As I define it, marketing is all those things we do to get and keep customers. It is an area of small business ownership that can often be the most difficult to do. Why is that true? Because marketing is about “getting and keeping” customers, it involves action, movement, execution and persistency…and a lot of patience at times.
It is the “block and tackle” part of the sales business; the foundational work from which all sales results are born. Without the hard work of marketing, nothing, absolutely nothing gets done for the insurance agent.
The following principles will help in building effective marketing processes within an agency.
1. Focus the majority of your daily energy on the execution of specific marketing activities. Compared with selling, marketing involves a greater degree of effort in order to be successful. Once a prospect is face-to-face with a sales professional, the great majority of them will buy. Insurance agencies never fail because of a weak sales force or poor individual salesmanship. Agencies fail because of inadequate or ineffective marketing execution. The secret to sales success is no secret at all; having enough opportunities to conduct a sales conversation with people is what creates sales success. The only way that can be accomplished is through executing a marketing plan. Don’t be distracted from the simple fact that marketing success is fueled by determined and consistent execution of a plan of marketing. Otherwise, it’s just a plan and nothing more.
2. A solid marketing plan has balance within and without. It has balance in terms of mining business opportunities from within the book of business and without the book of business. That is, there is oftentimes a “book within the book” when referring to additional sales to current customers. Take every opportunity available to you in order to cross sell and even “up-sell” your current customer list. A lopsided marketing approach common to agents is to market their current customers almost exclusively at the sacrifice of marketing outside the book towards new ones. That is a mistake in terms of missed opportunities for growth and stability.

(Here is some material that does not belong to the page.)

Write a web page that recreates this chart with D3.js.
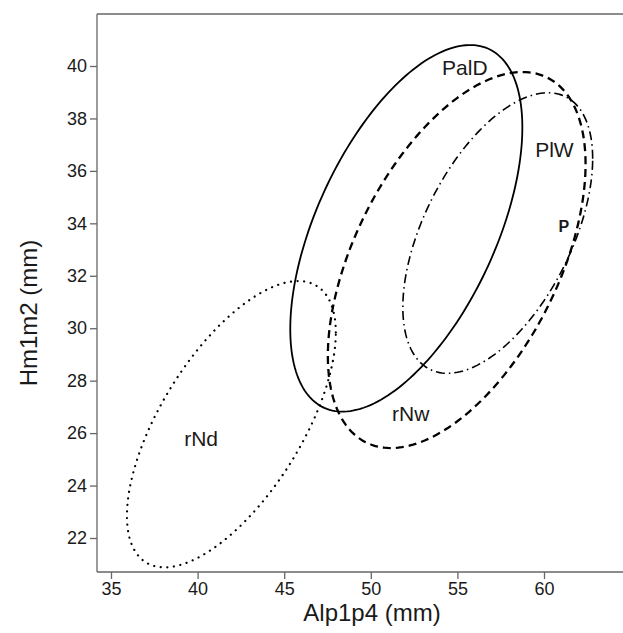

3. A solid marketing plan has balance in creating awareness and in creating attraction. By marketing awareness, I am referring to broad based advertising such as billboards, radio and television ads, telephone book ads, fliers and posters, signs plus any other media designed more for market presence and identity rather than driving business to a specific storefront, website or phone number. Be discriminate with your marketing budget. Have a presence in both marketing realms. But use the bulk of your marketing dollars on processes that specifically attract and drive business to your transaction portals be it a brick and mortar storefront, an Internet site or a 1-800 number. The desire to feel good about buying billboard space or telephone book ads should be tempered by the reality that these marketing mediums do little in terms of creating an acceptable return on investment for the insurance agent trying to grow his/her business.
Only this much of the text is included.